本文链接：https://blog.csdn.net/weixin_50995339/article/details/140994086

注：本代码在jupyter notebook上运行
封面图片来源

在这里插入图片描述

1 为什么计算二阶倒数比一阶导数的开销更大

计算步骤增多：二阶导数是在一阶导数的基础上再求一次导，因此需要更多的计算步骤。

精度要求提高：为了保持二阶导数的计算精度，可能需要更精确地计算一阶导数，这通常意味着需要更多的计算资源。

计算图复杂性：在自动微分中，二阶导数的计算需要更复杂的计算图遍历或额外的计算图构建。

内存占用增加：为了计算二阶导数，可能需要保存更多的中间结果，增加了内存占用。

2 在运行反向传播函数之后，立即再次运行它，看看会发生什么。

x.grad.zero_()# 梯度归零
y = x * x
u = y.detach()# detach() 方法的作用是从计算图中分离出一个张量。
# 这意味着返回的新张量不再依赖于原来的计算图，因此不会参与任何后续的梯度计算。
z = u * x

z.sum().backward()
x.grad == u

在这里插入图片描述

z.sum().backward()
x.grad == u

报错：RuntimeError: Trying to backward through the graph a second time (or directly access saved tensors after they have already been freed). Saved intermediate values of the graph are freed when you call .backward() or autograd.grad(). Specify retain_graph=True if you need to backward through the graph a second time or if you need to access saved tensors after calling backward.
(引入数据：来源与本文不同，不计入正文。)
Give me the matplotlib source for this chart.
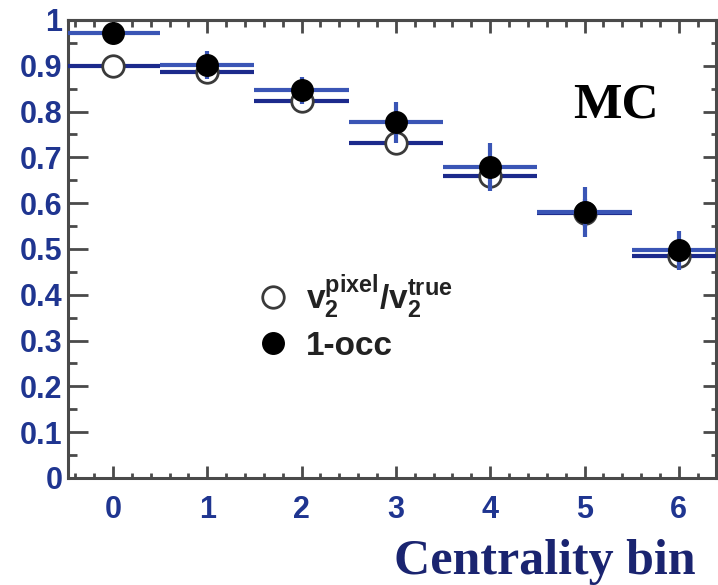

3 在控制流的例子中，我们计算d关于a的导数，如果将变量a更改为随机向量或矩阵，会发生什么？

def f(a):
    b = a * 2
    while b.norm() < 1000: # 弗罗贝尼乌斯范数
        b = b * 2
    if b.sum() > 0:
        c = b
    else:
        c = 100* b
    return c

# 计算梯度
a = torch.randn((3,3), requires_grad=True)
d = f(a)
d.backward()

报错：RuntimeError: grad can be implicitly created only for scalar outputs

4 重新设计一个求控制流梯度的例子，运行并分析结果。

def f(a):
    b = a * a
    c =  b
    return c

# 计算梯度
a = torch.randn(size=(), requires_grad=True)
d = f(a)
d.backward()

绘制f(x)=sin(x) 和f(x)对x求导的图像，后者不能用cos(x)

import torch
import matplotlib.pyplot as plt
%matplotlib inline
x = torch.arange(0.0,20,0.01)
x.requires_grad_(True)
x1 = x.detach() # 从计算图中分离出一个张量。
y1 = torch.sin(x1) # y=sin(x)
y2 = torch.sin(x)
y2.sum().backward() # y关于x的倒数
plt.plot(x1,y1) # sin(x)曲线
plt.plot(x1,x.grad) # 求导后的曲线